Directions for this task: Return, exactly as written, the lines that start at the one holding "Output the component" and end at the one holding "const boxYTicks = [0, 5000, 10000];", with both of those lines kept. Skip any pictures.

--- The data ---

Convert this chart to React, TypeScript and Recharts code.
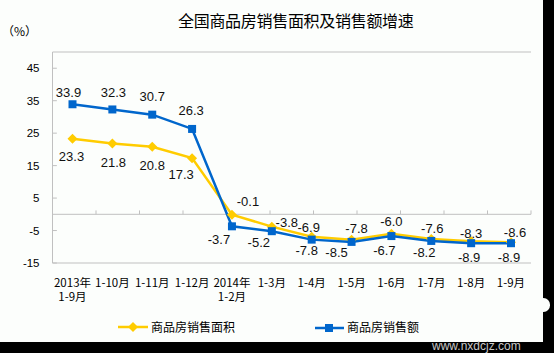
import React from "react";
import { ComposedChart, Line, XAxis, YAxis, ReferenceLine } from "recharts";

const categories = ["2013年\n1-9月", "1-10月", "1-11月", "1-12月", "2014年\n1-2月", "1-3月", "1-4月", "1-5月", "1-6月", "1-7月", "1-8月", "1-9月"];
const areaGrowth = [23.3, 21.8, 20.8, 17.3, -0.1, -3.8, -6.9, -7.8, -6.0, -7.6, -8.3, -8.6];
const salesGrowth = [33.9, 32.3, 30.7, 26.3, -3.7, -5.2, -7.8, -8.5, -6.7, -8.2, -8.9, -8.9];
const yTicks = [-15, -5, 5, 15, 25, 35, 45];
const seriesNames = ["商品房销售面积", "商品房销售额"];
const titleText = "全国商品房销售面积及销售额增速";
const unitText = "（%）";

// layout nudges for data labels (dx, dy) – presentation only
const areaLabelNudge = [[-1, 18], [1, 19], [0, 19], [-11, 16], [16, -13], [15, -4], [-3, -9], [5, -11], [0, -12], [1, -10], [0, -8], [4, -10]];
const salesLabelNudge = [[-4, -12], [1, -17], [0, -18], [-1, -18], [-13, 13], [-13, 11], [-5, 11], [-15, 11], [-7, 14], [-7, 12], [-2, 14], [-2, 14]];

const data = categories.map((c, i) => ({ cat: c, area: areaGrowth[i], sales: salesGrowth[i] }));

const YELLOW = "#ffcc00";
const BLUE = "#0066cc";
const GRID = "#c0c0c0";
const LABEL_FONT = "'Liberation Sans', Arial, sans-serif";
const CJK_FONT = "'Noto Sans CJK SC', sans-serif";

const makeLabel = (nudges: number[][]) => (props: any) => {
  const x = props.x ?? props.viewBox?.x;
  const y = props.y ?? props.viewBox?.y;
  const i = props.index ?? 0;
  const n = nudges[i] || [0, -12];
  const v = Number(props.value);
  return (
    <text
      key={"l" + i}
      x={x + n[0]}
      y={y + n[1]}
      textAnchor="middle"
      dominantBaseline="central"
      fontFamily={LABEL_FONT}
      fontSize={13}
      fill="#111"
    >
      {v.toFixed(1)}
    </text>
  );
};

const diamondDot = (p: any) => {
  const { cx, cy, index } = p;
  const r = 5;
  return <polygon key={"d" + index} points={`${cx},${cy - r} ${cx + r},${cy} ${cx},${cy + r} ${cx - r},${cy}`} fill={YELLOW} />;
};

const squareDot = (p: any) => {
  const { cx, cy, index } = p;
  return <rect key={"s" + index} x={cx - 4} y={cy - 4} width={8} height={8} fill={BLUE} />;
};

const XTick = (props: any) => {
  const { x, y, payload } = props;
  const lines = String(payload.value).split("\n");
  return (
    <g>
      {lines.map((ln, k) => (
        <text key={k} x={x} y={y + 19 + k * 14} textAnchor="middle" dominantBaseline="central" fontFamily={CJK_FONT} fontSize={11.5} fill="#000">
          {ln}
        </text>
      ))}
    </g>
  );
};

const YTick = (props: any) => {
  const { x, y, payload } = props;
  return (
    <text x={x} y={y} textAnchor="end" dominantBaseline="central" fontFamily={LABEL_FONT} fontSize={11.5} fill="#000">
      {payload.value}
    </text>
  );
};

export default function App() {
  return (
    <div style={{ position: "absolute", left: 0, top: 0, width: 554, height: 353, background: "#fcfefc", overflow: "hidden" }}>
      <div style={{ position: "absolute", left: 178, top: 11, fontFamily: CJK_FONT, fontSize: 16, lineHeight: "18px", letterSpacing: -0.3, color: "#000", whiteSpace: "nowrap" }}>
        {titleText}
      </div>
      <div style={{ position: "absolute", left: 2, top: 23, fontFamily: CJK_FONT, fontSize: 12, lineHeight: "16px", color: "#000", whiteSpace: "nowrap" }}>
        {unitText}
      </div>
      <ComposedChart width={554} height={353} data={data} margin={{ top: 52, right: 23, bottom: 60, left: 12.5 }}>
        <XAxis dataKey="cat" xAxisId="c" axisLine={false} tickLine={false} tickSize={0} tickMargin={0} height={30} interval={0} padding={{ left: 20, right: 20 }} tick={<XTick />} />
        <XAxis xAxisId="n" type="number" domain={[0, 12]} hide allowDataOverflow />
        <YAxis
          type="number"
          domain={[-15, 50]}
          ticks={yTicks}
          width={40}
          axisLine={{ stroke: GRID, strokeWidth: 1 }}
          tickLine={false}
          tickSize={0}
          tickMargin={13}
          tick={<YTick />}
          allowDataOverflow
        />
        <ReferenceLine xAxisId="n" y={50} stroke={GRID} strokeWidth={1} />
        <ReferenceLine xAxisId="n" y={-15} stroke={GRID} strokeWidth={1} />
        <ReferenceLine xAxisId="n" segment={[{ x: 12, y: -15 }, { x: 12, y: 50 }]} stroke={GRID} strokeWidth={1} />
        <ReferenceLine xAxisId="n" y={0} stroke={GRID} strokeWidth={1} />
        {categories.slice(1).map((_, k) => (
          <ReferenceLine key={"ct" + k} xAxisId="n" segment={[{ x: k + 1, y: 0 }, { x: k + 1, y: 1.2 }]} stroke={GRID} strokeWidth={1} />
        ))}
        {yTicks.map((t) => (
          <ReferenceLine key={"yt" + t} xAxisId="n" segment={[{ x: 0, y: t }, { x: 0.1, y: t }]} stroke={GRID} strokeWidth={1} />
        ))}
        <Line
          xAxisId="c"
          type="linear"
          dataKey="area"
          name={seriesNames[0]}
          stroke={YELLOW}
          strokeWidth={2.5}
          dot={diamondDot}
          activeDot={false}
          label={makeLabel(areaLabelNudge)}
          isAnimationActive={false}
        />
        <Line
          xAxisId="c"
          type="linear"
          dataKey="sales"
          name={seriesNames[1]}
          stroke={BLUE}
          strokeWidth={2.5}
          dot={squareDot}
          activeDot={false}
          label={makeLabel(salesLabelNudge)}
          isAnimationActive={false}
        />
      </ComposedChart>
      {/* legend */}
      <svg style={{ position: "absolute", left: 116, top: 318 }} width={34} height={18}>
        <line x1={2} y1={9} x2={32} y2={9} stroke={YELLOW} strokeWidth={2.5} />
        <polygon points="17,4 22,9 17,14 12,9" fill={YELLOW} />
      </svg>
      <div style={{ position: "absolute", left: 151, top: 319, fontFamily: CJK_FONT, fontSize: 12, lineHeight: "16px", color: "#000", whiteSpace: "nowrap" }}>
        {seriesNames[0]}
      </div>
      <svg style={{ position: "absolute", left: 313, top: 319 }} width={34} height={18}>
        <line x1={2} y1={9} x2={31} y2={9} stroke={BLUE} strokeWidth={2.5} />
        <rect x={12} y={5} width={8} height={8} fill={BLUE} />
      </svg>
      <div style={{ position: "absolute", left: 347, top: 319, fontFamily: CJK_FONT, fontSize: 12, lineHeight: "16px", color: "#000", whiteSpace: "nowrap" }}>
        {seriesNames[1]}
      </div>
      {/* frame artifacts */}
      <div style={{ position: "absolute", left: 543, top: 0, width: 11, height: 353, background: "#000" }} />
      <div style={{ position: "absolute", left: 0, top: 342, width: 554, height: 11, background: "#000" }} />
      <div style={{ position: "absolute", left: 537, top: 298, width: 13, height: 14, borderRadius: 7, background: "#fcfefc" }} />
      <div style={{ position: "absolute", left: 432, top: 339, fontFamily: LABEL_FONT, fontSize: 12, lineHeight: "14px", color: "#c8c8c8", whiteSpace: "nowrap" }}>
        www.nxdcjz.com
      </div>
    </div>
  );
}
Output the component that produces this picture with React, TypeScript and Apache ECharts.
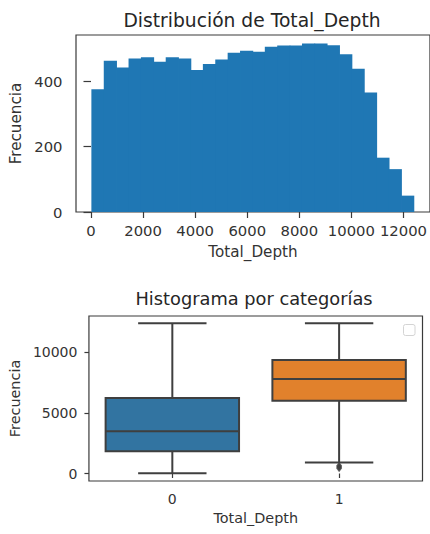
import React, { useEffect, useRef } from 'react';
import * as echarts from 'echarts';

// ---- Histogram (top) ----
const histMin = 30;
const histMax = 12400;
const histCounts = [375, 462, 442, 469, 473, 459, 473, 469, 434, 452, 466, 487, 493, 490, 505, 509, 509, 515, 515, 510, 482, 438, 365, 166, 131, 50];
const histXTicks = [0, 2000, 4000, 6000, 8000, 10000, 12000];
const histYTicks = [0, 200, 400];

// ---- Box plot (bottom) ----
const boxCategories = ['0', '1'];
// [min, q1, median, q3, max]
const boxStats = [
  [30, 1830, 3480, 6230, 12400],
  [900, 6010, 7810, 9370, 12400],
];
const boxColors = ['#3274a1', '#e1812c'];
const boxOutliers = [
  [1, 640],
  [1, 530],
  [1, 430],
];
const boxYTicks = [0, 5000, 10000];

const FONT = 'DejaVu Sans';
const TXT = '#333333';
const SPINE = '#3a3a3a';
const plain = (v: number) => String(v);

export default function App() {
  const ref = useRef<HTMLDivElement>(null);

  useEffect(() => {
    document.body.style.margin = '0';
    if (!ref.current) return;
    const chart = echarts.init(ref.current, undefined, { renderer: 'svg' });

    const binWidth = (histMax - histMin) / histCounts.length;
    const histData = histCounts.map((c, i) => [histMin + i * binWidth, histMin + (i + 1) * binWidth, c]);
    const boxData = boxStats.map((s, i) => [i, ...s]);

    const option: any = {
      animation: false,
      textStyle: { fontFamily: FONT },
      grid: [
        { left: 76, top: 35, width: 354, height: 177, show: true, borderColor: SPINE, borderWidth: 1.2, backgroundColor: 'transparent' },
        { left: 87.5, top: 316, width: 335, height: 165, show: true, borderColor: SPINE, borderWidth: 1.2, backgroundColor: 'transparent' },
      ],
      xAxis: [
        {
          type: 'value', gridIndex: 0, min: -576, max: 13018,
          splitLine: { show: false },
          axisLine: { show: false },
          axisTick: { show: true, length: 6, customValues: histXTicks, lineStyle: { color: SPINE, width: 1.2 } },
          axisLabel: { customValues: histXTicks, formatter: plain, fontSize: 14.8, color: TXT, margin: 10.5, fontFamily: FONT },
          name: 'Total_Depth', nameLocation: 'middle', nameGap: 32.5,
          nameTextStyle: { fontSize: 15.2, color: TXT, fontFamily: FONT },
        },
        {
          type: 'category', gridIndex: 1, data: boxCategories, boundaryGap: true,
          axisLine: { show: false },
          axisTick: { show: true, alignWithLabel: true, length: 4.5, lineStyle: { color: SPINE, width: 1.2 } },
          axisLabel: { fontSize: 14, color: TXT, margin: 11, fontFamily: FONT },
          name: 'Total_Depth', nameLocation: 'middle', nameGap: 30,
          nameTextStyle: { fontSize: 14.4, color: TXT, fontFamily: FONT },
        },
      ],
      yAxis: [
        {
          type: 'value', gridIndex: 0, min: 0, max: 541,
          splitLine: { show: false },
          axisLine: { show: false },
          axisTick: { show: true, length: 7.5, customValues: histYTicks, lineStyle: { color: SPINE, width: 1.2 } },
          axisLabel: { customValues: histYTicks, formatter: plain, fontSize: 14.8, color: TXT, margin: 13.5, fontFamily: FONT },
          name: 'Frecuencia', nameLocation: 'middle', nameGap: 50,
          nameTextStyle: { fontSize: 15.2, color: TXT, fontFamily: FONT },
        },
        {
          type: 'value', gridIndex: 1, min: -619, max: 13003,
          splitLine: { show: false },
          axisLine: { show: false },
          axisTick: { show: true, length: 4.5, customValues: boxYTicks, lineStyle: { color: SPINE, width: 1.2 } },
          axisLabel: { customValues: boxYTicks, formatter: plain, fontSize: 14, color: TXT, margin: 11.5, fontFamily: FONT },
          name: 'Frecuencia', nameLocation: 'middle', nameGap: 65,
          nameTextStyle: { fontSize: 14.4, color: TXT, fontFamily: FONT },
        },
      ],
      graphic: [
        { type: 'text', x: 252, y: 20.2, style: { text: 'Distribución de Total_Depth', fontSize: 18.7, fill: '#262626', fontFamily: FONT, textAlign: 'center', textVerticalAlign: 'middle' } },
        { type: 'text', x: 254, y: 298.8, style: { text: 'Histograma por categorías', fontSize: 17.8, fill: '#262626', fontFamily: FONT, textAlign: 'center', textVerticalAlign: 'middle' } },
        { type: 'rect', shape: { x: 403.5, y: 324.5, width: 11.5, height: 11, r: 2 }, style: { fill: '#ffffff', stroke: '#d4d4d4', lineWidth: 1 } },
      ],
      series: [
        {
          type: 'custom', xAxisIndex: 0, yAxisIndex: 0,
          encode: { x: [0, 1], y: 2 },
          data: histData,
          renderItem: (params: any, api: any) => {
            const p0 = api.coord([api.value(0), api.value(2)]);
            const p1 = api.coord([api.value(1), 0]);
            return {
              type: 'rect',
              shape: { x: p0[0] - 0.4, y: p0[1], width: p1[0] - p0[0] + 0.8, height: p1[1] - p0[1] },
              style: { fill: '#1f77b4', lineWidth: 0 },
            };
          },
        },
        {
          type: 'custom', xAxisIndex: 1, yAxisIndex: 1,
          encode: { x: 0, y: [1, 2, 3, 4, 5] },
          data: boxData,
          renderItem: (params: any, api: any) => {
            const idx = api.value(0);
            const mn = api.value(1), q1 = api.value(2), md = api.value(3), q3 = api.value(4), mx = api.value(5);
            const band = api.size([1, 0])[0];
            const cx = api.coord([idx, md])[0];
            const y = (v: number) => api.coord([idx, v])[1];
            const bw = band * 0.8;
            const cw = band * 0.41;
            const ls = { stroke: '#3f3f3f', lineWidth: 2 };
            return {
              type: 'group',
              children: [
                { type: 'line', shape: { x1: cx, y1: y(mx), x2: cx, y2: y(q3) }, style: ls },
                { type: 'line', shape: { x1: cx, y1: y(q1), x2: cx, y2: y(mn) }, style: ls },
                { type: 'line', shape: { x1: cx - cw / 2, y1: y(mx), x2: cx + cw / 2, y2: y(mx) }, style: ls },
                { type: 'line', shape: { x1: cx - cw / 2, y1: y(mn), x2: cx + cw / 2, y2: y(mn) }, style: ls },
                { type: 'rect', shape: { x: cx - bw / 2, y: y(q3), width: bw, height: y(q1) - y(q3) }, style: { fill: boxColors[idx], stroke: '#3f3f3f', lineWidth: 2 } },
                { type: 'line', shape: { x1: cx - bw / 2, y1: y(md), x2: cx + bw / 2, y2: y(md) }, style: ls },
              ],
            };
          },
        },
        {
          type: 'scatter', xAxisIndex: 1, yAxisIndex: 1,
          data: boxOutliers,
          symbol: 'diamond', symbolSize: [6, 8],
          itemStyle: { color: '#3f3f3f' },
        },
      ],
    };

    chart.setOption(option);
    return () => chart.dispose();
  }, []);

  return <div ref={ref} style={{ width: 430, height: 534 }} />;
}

---
--- The data ---

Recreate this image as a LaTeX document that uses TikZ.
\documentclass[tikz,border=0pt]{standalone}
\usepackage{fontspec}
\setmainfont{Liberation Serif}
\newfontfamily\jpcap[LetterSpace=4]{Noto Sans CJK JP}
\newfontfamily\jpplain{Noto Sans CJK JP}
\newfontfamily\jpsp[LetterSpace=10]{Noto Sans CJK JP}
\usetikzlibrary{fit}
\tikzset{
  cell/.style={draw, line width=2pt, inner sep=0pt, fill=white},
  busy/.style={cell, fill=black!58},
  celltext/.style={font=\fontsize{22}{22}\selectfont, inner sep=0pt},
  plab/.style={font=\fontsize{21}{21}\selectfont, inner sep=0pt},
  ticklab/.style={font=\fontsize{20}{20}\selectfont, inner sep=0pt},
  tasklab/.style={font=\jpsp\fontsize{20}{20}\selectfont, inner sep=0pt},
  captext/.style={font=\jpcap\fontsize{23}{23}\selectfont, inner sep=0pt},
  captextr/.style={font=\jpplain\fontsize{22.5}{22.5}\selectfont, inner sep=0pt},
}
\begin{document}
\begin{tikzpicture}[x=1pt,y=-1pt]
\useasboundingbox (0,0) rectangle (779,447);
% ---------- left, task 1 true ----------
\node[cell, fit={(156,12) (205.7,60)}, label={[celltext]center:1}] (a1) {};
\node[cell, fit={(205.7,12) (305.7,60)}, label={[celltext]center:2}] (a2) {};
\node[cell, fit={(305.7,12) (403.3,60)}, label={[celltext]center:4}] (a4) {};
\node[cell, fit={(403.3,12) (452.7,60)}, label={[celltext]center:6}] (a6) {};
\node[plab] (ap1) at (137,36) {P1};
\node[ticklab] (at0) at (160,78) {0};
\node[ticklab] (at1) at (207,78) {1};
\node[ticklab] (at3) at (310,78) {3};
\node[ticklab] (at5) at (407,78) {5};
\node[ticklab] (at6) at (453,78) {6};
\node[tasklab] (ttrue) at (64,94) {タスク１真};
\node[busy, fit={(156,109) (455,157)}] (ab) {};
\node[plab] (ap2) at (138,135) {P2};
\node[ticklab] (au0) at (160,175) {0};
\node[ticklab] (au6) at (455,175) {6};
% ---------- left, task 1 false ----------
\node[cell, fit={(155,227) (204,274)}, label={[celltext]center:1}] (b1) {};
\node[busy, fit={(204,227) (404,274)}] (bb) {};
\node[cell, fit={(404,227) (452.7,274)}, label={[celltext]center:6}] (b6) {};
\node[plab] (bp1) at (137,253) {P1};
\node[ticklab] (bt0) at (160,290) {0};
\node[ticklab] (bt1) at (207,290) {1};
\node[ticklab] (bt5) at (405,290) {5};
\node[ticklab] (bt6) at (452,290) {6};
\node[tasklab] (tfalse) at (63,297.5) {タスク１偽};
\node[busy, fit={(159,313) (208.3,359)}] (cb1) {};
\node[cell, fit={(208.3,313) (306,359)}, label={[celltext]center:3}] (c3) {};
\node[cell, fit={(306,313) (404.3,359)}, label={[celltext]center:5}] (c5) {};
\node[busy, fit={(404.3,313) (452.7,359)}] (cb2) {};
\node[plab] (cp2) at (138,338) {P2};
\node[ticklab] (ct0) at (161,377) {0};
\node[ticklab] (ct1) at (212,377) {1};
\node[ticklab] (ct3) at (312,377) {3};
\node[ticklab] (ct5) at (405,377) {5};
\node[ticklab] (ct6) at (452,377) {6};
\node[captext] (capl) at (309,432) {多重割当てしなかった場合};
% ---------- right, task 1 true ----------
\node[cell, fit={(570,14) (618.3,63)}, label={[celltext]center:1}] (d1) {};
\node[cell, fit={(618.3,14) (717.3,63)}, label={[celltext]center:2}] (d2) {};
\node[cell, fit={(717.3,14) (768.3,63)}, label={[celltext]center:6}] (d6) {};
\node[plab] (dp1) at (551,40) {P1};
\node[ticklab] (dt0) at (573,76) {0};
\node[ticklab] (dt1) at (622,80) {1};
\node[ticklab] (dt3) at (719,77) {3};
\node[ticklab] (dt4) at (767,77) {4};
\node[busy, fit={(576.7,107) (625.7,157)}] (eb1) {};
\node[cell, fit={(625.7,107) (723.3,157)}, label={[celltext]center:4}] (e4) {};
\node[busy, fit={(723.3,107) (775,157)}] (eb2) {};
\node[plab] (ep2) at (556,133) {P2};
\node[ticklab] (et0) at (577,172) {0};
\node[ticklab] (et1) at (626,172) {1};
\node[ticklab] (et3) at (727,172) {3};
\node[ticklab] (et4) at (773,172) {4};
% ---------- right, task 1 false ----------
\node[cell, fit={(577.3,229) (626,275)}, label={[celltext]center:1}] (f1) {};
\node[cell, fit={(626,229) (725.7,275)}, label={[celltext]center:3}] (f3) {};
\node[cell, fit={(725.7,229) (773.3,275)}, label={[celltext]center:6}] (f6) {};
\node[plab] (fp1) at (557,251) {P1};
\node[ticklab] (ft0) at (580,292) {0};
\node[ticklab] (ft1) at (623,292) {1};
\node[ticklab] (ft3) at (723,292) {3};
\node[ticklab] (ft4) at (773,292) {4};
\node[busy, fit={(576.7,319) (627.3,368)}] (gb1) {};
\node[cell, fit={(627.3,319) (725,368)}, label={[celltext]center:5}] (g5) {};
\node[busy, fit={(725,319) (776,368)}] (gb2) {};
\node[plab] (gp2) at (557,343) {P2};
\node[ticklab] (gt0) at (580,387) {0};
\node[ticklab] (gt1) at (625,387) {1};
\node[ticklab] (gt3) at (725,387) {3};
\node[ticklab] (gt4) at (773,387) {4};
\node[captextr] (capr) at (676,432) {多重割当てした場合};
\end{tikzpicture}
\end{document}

---
--- The data ---

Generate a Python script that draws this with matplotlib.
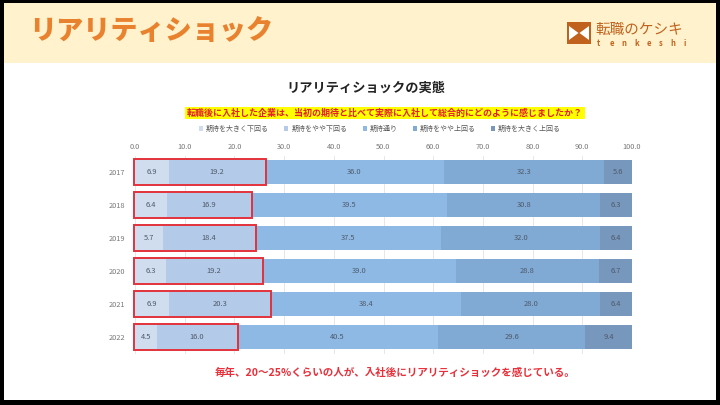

---

Task response:
Output the component that produces this picture with React, TypeScript and Apache ECharts.
import React, { useEffect, useRef } from 'react';
import * as echarts from 'echarts';

// ---- Histogram (top) ----
const histMin = 30;
const histMax = 12400;
const histCounts = [375, 462, 442, 469, 473, 459, 473, 469, 434, 452, 466, 487, 493, 490, 505, 509, 509, 515, 515, 510, 482, 438, 365, 166, 131, 50];
const histXTicks = [0, 2000, 4000, 6000, 8000, 10000, 12000];
const histYTicks = [0, 200, 400];

// ---- Box plot (bottom) ----
const boxCategories = ['0', '1'];
// [min, q1, median, q3, max]
const boxStats = [
  [30, 1830, 3480, 6230, 12400],
  [900, 6010, 7810, 9370, 12400],
];
const boxColors = ['#3274a1', '#e1812c'];
const boxOutliers = [
  [1, 640],
  [1, 530],
  [1, 430],
];
const boxYTicks = [0, 5000, 10000];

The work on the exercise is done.